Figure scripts
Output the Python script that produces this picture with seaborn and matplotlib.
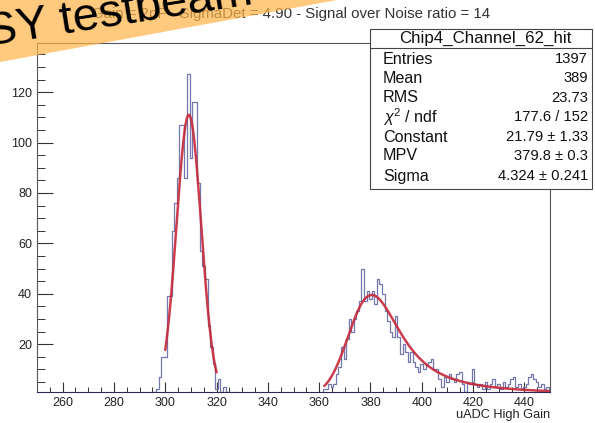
import numpy as np
import pandas as pd
import matplotlib
matplotlib.use("Agg")
import matplotlib.pyplot as plt
import seaborn as sns
from matplotlib.ticker import MultipleLocator
from matplotlib.patches import Polygon, Rectangle
from matplotlib.lines import Line2D

# ---------------- data ----------------
ped_first_bin = 295
ped_counts = [1, 1, 2, 7, 15, 15, 39, 39, 65, 76, 86, 107, 107, 86, 127, 94,
              116, 116, 84, 57, 51, 46, 27, 19, 12, 2, 6, 1, 3, 1, 1, 0, 1]
sig_first_bin = 361
sig_counts = [0, 2, 2, 4, 3, 4, 8, 11, 19, 14, 22, 30, 25, 30, 33, 37, 50, 37,
              41, 38, 41, 36, 46, 44, 40, 33, 29, 25, 23, 31, 23, 16, 20, 17,
              13, 17, 13, 11, 9, 12, 10, 12, 13, 14, 10, 10, 6, 3, 7, 5, 8, 6,
              5, 8, 9, 4, 1, 5, 4, 10, 4, 3, 4, 2, 5, 2, 4, 6, 3, 4, 2, 5, 3,
              4, 6, 7, 3, 4, 2, 3, 4, 7, 8, 6, 5, 3, 4, 2, 3]

# fit functions (pedestal gaussian, signal landau smeared by a gaussian)
gaus_amp, gaus_mean, gaus_sigma = 111.0, 309.2, 4.8
gaus_range = (300.0, 320.0)
landau_peak_y, landau_peak_x = 39.5, 380.5
landau_sigma, landau_smear = 4.324, 6.2
landau_range = (362.0, 450.0)

title_text = "Gain = 2pF - SigmaDet = 4.90 - Signal over Noise ratio = 14"
banner_text = "SY testbeam"
stats_title = "Chip4_Channel_62_hit"
stats_names = ["Entries", "Mean", "RMS", r"$\chi^{2}$ / ndf", "Constant", "MPV", "Sigma"]
stats_values = ["1397", "389", "23.73", "177.6 / 152", "21.79 \u00b1 1.33",
                "379.8 \u00b1 0.3", "4.324 \u00b1 0.241"]
x_label = "uADC High Gain"

# ---------------- style ----------------
sns.set_style("ticks")
plt.rcParams["font.family"] = ["Liberation Sans", "DejaVu Sans"]
plt.rcParams["mathtext.fontset"] = "custom"
plt.rcParams["mathtext.rm"] = "Liberation Sans"
plt.rcParams["mathtext.it"] = "Liberation Sans:italic"

W, H = 595, 423
def fx(x):
    return x / W
def fy(y):
    return 1 - y / H

fig = plt.figure(figsize=(5.95, 4.23), dpi=100)
ax = fig.add_axes([fx(37), fy(392), 513 / W, 349 / H])

# histogram table
centers = np.arange(250, 451)
counts = np.zeros(centers.size)
counts[ped_first_bin - 250: ped_first_bin - 250 + len(ped_counts)] = ped_counts
counts[sig_first_bin - 250: sig_first_bin - 250 + len(sig_counts)] = sig_counts
hist_df = pd.DataFrame({"adc": centers.astype(float), "n": counts})
edges = [249.5 + i for i in range(202)]

sns.histplot(data=hist_df, x="adc", weights="n", bins=edges, element="step",
             fill=False, color="#7478ad", linewidth=0.9, ax=ax)

# gaussian fit curve
xg = np.linspace(gaus_range[0], gaus_range[1], 200)
yg = gaus_amp * np.exp(-0.5 * ((xg - gaus_mean) / gaus_sigma) ** 2)

# landau (numerical density) convolved with a gaussian
def landau_pdf(lam):
    t = np.linspace(1e-9, 60, 60001)
    base = -t * np.log(t)
    s = np.sin(np.pi * t)
    out = np.zeros_like(lam)
    for i, l in enumerate(lam):
        if l < -4.5:
            continue
        out[i] = np.trapezoid(np.exp(base - l * t) * s, t) / np.pi
    return np.clip(out, 0, None)

step = 0.25
grid = np.arange(300.0, 520.0, step)
lan = landau_pdf((grid - 380.0) / landau_sigma)
k = np.arange(-40, 40 + step, step)
kern = np.exp(-0.5 * (k / landau_smear) ** 2)
conv = np.convolve(lan, kern, mode="same")
shift = landau_peak_x - grid[np.argmax(conv)]
xl = np.linspace(landau_range[0], landau_range[1], 300)
yl = np.interp(xl - shift, grid, conv)
yl = yl / conv.max() * landau_peak_y

fit_df = pd.concat([
    pd.DataFrame({"x": xg, "y": yg, "f": "gaus"}),
    pd.DataFrame({"x": xl, "y": yl, "f": "landau"}),
], ignore_index=True)
sns.lineplot(data=fit_df, x="x", y="y", units="f", estimator=None,
             color="#c62839", linewidth=1.8, alpha=0.9, ax=ax, sort=False)

ax.set_xlim(250, 450)
ax.set_ylim(1.0, 139.5)
ax.set_xlabel("")
ax.set_ylabel("")
ax.xaxis.set_major_locator(MultipleLocator(20))
ax.xaxis.set_minor_locator(MultipleLocator(5))
ax.yaxis.set_major_locator(MultipleLocator(20))
ax.yaxis.set_minor_locator(MultipleLocator(5))
ax.tick_params(axis="x", which="major", direction="in", length=7.5, width=0.8,
               color="#333333", labelsize=9, pad=3.5, labelcolor="#222222")
ax.tick_params(axis="x", which="minor", direction="in", length=3.8, width=0.7,
               color="#333333")
ax.tick_params(axis="y", which="major", direction="in", length=11.5, width=0.8,
               color="#333333", labelsize=9, pad=3.5, labelcolor="#222222")
ax.tick_params(axis="y", which="minor", direction="in", length=5.8, width=0.7,
               color="#333333")
for sp in ax.spines.values():
    sp.set_color("#555555")
    sp.set_linewidth(0.8)
ax.spines["bottom"].set_color("#2a2a55")

# x axis title
fig.text(fx(550), fy(415), x_label, ha="right", va="center", fontsize=9.2,
         color="#222222")

# histogram title
fig.text(fx(490), fy(14), title_text, ha="right", va="center", fontsize=10.8,
         color="#333333")

# stats box
box = Rectangle((fx(370), fy(189)), (592 - 370) / W, (189 - 29) / H,
                transform=fig.transFigure, facecolor="white",
                edgecolor="#444444", linewidth=0.8, zorder=5)
fig.add_artist(box)
fig.add_artist(Line2D([fx(370), fx(592)], [fy(48), fy(48)],
                      transform=fig.transFigure, color="#444444",
                      linewidth=0.8, zorder=6))
fig.text(fx(485), fy(38), stats_title, ha="center", va="center",
         fontsize=12.2, color="#111111", zorder=7)
row_y = [59, 78, 98, 117, 137, 156, 176]
for name, val, yy in zip(stats_names, stats_values, row_y):
    fig.text(fx(383), fy(yy), name, ha="left", va="center", fontsize=11.6,
             color="#111111", zorder=7)
    fig.text(fx(588), fy(yy), val, ha="right", va="center", fontsize=10.6,
             color="#111111", zorder=7)

# orange banner
banner = Polygon([(0, 1), (fx(337), 1), (0, fy(62))], closed=True,
                 transform=fig.transFigure, facecolor="#ffb347", alpha=0.7,
                 edgecolor="none", zorder=8)
fig.add_artist(banner)
fig.text(fx(-12), fy(45.5), banner_text, ha="left", va="baseline", fontsize=34,
         rotation=9, rotation_mode="anchor", color="black", zorder=9)

fig.savefig("out.png", dpi=100)
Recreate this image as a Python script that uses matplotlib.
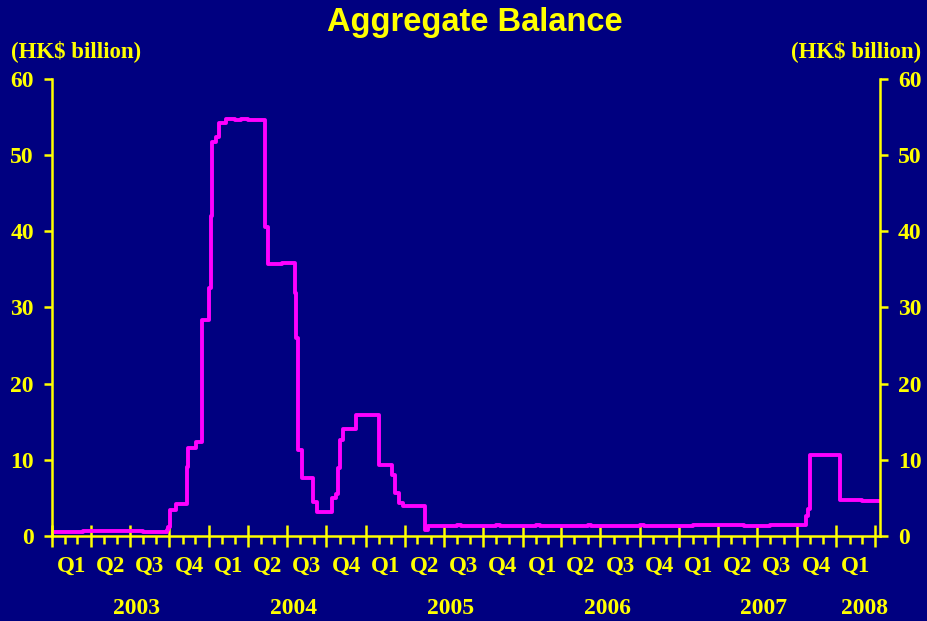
import matplotlib
matplotlib.use("Agg")
import matplotlib.pyplot as plt
import matplotlib.dates as mdates
import pandas as pd

# aggregate balance, step changes (HK$ billion)
balanceDates = [
    "2003-01-01", "2003-03-15", "2003-06-01", "2003-08-01", "2003-09-25",
    "2003-09-29", "2003-10-02", "2003-10-17", "2003-11-11", "2003-11-13",
    "2003-12-03", "2003-12-16", "2004-01-01", "2004-01-07", "2004-01-09",
    "2004-01-19", "2004-01-26", "2004-02-11", "2004-03-01", "2004-03-15",
    "2004-04-01", "2004-05-12", "2004-05-17", "2004-06-20", "2004-07-19",
    "2004-07-23", "2004-07-26", "2004-08-06", "2004-08-30", "2004-09-08",
    "2004-10-13", "2004-10-24", "2004-10-28", "2004-11-01", "2004-11-09",
    "2004-12-10", "2005-02-01", "2005-03-02", "2005-03-10", "2005-03-18",
    "2005-03-29", "2005-05-19", "2005-05-26", "2005-08-01", "2005-08-10",
    "2005-11-01", "2005-11-10", "2006-02-01", "2006-02-10", "2006-06-01",
    "2006-06-10", "2006-10-01", "2006-10-10", "2007-02-01", "2007-06-01",
    "2007-08-01", "2007-10-22", "2007-10-27", "2007-11-01", "2008-01-09",
    "2008-03-01", "2008-04-12",
]
balanceValues = [
    0.5, 0.6, 0.6, 0.55, 0.8,
    1.2, 3.4, 4.2, 9.0, 11.5,
    12.4, 28.3, 32.5, 42.0, 51.7,
    52.4, 54.2, 54.8, 54.6, 54.8,
    54.6, 40.6, 35.7, 35.8, 31.9,
    26.0, 11.3, 7.6, 4.5, 3.2,
    5.0, 5.5, 8.9, 12.6, 14.1,
    15.9, 9.3, 8.0, 5.6, 4.3,
    3.9, 0.8, 1.3, 1.5, 1.35,
    1.5, 1.35, 1.5, 1.35, 1.45,
    1.35, 1.5, 1.35, 1.4, 1.35,
    1.4, 2.6, 3.5, 10.6, 4.7,
    4.6, 4.6,
]

quarterLabels = ["Q1", "Q2", "Q3", "Q4"]
years = [2003, 2004, 2005, 2006, 2007, 2008]
yTicks = [0, 10, 20, 30, 40, 50, 60]

BG = "#000080"
YELLOW = "#ffff00"
MAGENTA = "#ff00ff"
SERIF = ["Liberation Serif", "DejaVu Serif"]

fig = plt.figure(figsize=(9.27, 6.21), dpi=100, facecolor=BG)
ax = fig.add_axes([0.0561, 0.1369, 0.8932, 0.7359], facecolor=BG)

x = pd.to_datetime(balanceDates)
ax.plot(x, balanceValues, drawstyle="steps-post", color=MAGENTA, lw=2.8)

xStart = pd.Timestamp("2003-01-01")
xEnd = pd.Timestamp("2008-04-12")
ax.set_xlim(xStart, xEnd)
ax.set_ylim(0, 60)

# spines
for side in ["left", "right", "bottom"]:
    ax.spines[side].set_color(YELLOW)
    ax.spines[side].set_linewidth(1.8)
ax.spines["top"].set_visible(False)

# y axis on both sides
ax.set_yticks(yTicks)
ax.tick_params(axis="y", which="both", left=True, right=True,
               labelleft=True, labelright=True, colors=YELLOW,
               length=6, width=1.8, pad=7, labelsize=17)
for lab in ax.get_yticklabels():
    lab.set_family(SERIF)
    lab.set_fontweight("bold")

# x axis: quarters (major) and months (minor)
ax.xaxis.set_major_locator(mdates.MonthLocator(bymonth=[1, 4, 7, 10]))
ax.xaxis.set_minor_locator(mdates.MonthLocator())
ax.xaxis.set_major_formatter(plt.NullFormatter())
ax.tick_params(axis="x", which="major", direction="inout", length=16,
               width=1.8, colors=YELLOW)
ax.tick_params(axis="x", which="minor", direction="out", length=6,
               width=1.8, colors=YELLOW)

trans = ax.get_xaxis_transform()
for yr in years:
    for qi, q in enumerate(quarterLabels):
        qs = pd.Timestamp(year=yr, month=3 * qi + 1, day=1)
        qe = qs + pd.DateOffset(months=3)
        mid = qs + (qe - qs) / 2
        if mid >= xEnd:
            continue
        ax.text(mid, -0.066, q, transform=trans, ha="center", va="center",
                color=YELLOW, fontsize=16.5, fontweight="bold", family=SERIF)
    ys = max(pd.Timestamp(year=yr, month=1, day=1), xStart)
    ye = min(pd.Timestamp(year=yr + 1, month=1, day=1), xEnd)
    # year labels sit a little right of the year's centre
    mid = ys + (ye - ys) / 2 + pd.Timedelta(days=14)
    ax.text(mid, -0.159, str(yr), transform=trans, ha="center", va="center",
            color=YELLOW, fontsize=17, fontweight="bold", family=SERIF)

fig.text(0.512, 0.963, "Aggregate Balance", ha="center", va="center",
         color=YELLOW, fontsize=23.5, fontweight="bold",
         family=["Liberation Sans", "DejaVu Sans"])
fig.text(0.012, 0.918, "(HK$ billion)", ha="left", va="center",
         color=YELLOW, fontsize=16.5, fontweight="bold", family=SERIF)
fig.text(0.994, 0.918, "(HK$ billion)", ha="right", va="center",
         color=YELLOW, fontsize=16.5, fontweight="bold", family=SERIF)

fig.savefig("out.png", dpi=100, facecolor=BG)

Exercise goal: Only the lines from the start of the material through the line containing "from matplotlib.lines import Line2D" should be transcribed. Pictures stay out.

Exercise result:
Output the Python script that produces this picture with seaborn and matplotlib.
import numpy as np
import pandas as pd
import matplotlib
matplotlib.use("Agg")
import matplotlib.pyplot as plt
import seaborn as sns
from matplotlib.ticker import MultipleLocator
from matplotlib.patches import Polygon, Rectangle
from matplotlib.lines import Line2D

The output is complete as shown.